Some of the finest brains, the sharpest intellects, the deepest thinkers from all creeds have been going back and forth over an origin story as old as recorded history. Stick a pin in any date in the calendar since Moses was a lad and you will find one belief system in murderous dispute with another.

More than 2000 years on the world is once more at a point of crisis, the great powers scrambling about to find a solution. Quite what sporting organisations think they might achieve by flying this flag or that, standing in silent communion with this cause or that, is a moot point if offence to one side or another is the result.

Moreover, to make a show of support for some victims and not others as Uefa did at Wembley makes the case for binning these absurd, empty gestures forthwith. Either unwittingly or callously, Uefa made membership of the organisation, European football’s governing body (which also includes Israel), the criterion for receiving its support.

Thus the FA were instructed to orchestrate a moment’s silence in tribute to the two Swedish victims of the Brussels shooting and the Israeli dead in the Middle East.

Somehow the deaths of thousands of innocent Palestinians in retaliatory Israeli air strikes did not register since Palestine is not a Uefa member.
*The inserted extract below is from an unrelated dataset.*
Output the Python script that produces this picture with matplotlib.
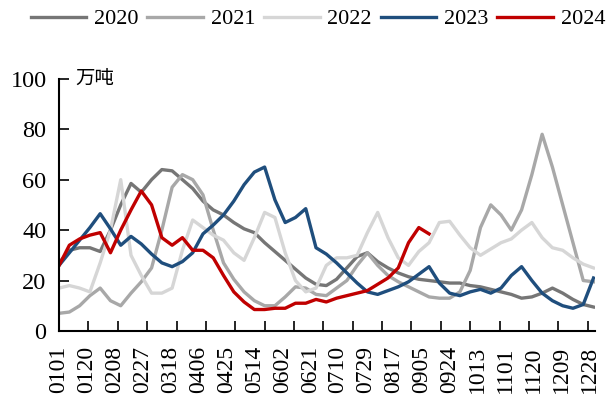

Where do you rate that on the scale of cruel, moral insensitivity? It is to the credit of officials that they chose to sweep through Wembley’s media suite to distance the FA from Uefa’s ham-fisted directive. It is better to do nothing than do wrong for trying to do good.

There is no shame in throwing up your hands in confusion over an intractable conflict. It is possible to feel sympathy for the tragic loss on both sides, and anger at the failure of opposing leaders, and their connected factions among the Western powers and the Arab world, for the failure to find a solution.

But the answer is certainly not to be found in a minute’s silence before a football match at Wembley, the more so when the grand gesture is authored by ignorance and stupidity.